We (the whole of the GSBC) spent a fairy tale kind of week on our first annual summer school at the Oppurg Castle in Thuringia. Well, that is, if fairy tales involve group work, deadlines, frantic search for information on the Internet(s) and much fumbling about trying to connect and translate ideas from many disciplines.

The group I was involved with had as its broad theme “innovation”. The first day was spent trying to agree on a “grid” (the “holy grid”, as it was jokingly referred to afterwards) to analyze innovation processes. Less work was spent trying to define “innovation”, as this was left as a matter of reflection when analyzing case studies, chosen by the PhD students, of what we suspected were instances of innovation.

The two chosen case studies were about “family constellations“, a method for spiritual healing propagated mainly by Bert Hellinger, and the Hulda project, an itinerant science and art festival that travelled by boat from Stockhom to Istanbul. Those were two really interesting and original cases I very much enjoyed hearing about. In the last day before presenting the results, we devoted some work to finding a consistent way to present both cases, compare them and find issues with the conceptual tools that we used in their analysis.

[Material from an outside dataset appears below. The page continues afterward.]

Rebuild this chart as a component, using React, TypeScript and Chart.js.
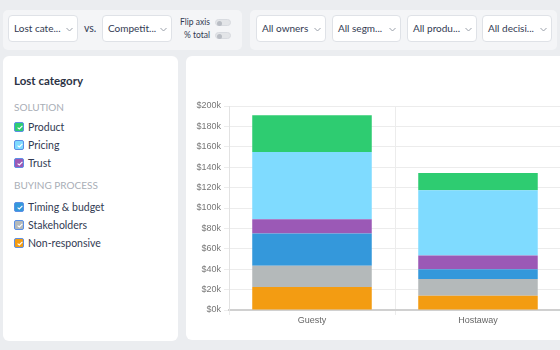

Particularly interesting was developing an input-process-output-outcome innovation cycle model, whereby the context of the innovation was first analyzed, then the way the innovation was developed, then how the innovation was embodied and put on the market, and finally the effect the innovation had on its environment, feeding back into a new cycle of innovation. Whether this model was too broad, that is, applicable to any development process, whether innovative or not, was a question left in the air after the end of the summer school.